There are no wires in the dumbed down scenario. Just a rod moving at constant speed toward the floor.
No, I don't . It is unphysical, so you can stop trolling. Please go open your own thread, stop polluting this one.
What is unphysical about a rod moving at constant speed in zero gravity? I really don't understand what the difficulty is with the scenario. There's no point in making a thread about a flawed scenario, so I'd like to nail this down first.
But you agree that in either formalism the floor of the train, like the rod, will always appear crooked to the platform observer? If yes then the train floor and the platform surface can never appear level parallel to the platform observer unless you combine frames like I think you did there? I am still confused. Edit/ It is also my naive understanding that in SR problems any reasonably weak Gravitational Field can be sliced up into small distances and any "GR curvature" may be effectively ignored (even if initial motion of the rod is due to that field, it need not be a strong acceleration but a weak one)?
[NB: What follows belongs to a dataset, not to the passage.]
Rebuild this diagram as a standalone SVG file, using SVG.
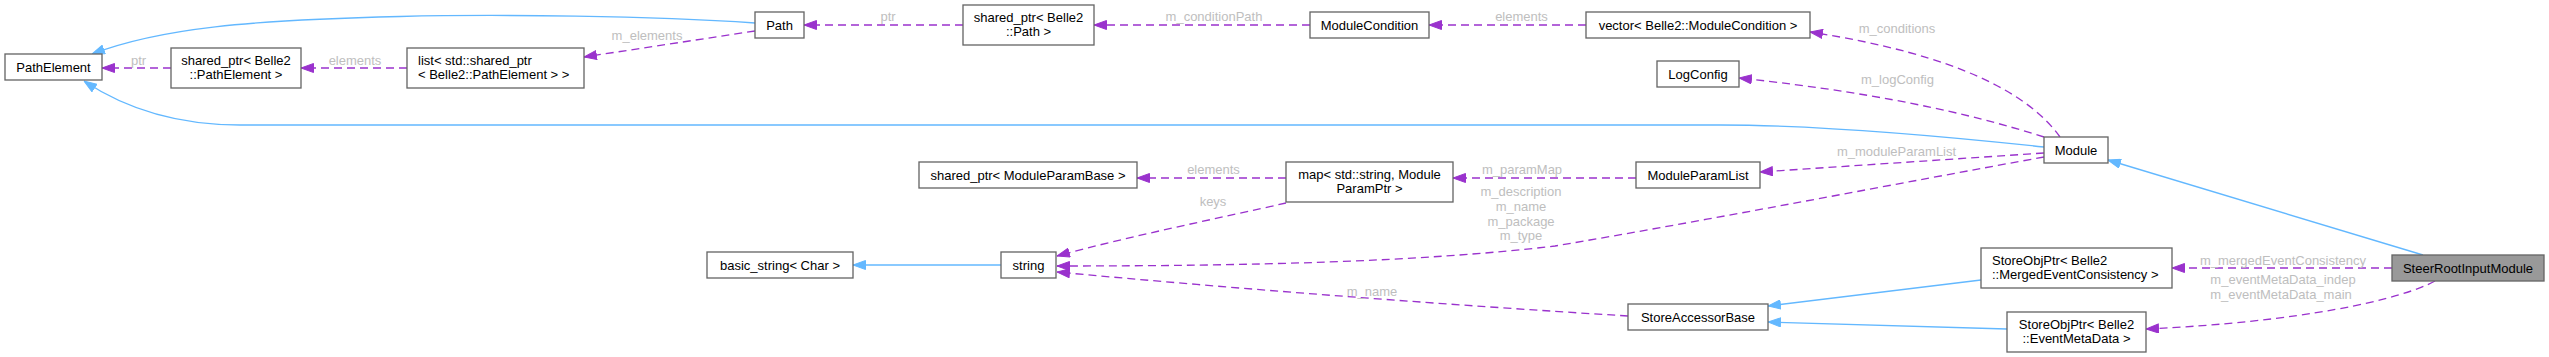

Wouldn't the same "simplification" eliminating GR from consideration apply to each subsequent small slice of distances to each subsequent position traced along the path line to the floor (or platform or whatever)? I can't see why we can't do this problem like Pete wants and see what we get so I can improve my naive understandings from it.
No, it wouldn't, please stop hacking at the problem. There are enough hacks in the thread already. See what Neddy Bate tried, see what Pete is trying.
Move your post in another thread, dedicated to the dumbed down version and I will be more than happy to point out the mistakes in your math. Honestly, for someone so quick to point out other's mistakes, I am surprised that you have such a hard time seeing your own, they are quite obvious.
Ok, you disagree. You and Pete are working through the math, so I'll leave you to that. If you can show mathematically that parallel-ness is transitive in SR, I'll immediately concede that I'm wrong about everything. But in the mean time, you have yet to respond to post 151 at all. Sorry to harp on that so much, but I rather liked post 151, and it irks me a little to see you ignore it in reply after reply. Without invoking any equations from SR, post 151 shows that if the wires are cut at different times in the platform frame, the rod hits the floor at an angle in the platform frame. Could you please tell me what is wrong with that argument? Or at least acknowledge that I made it?
To be honest, I haven't double-checked yet. I mistakenly thought it would be quicker if you simply pointed out the mistake/s you found. There are also a few steps I did on paper that I didn't transcribe to tex. Now, before I make a new thread, you said earlier that the dumbed-down scenario is unphysical. There's no point in making a thread about a flawed scenario, so I'd like to nail that down first. What is unphysical about a rod moving at constant speed in zero gravity?
It is trivial, the space (not spacetime) of SR is Euclidian. in Euclidian space, parallel-nes is a transitive property. I did, you just seem to refuse to accept the answer. As an aside, you and Pete should jointly open a separate thread dealing with the dumbed down scenario that you seem so intent on analyzing. I would like to keep this thread on the OP. Deal?
I believe I see where you think there's mistake now. I'll add the in-between lines (that change expressions in t' to expressions in t'') so you can see how it works.
I think that is telling about your outlook, you are just blind to your own mistakes, I think it would be educational if you made the effort to find them, I narrowed down the post to the lines (not one) containing the mistakes (multiple).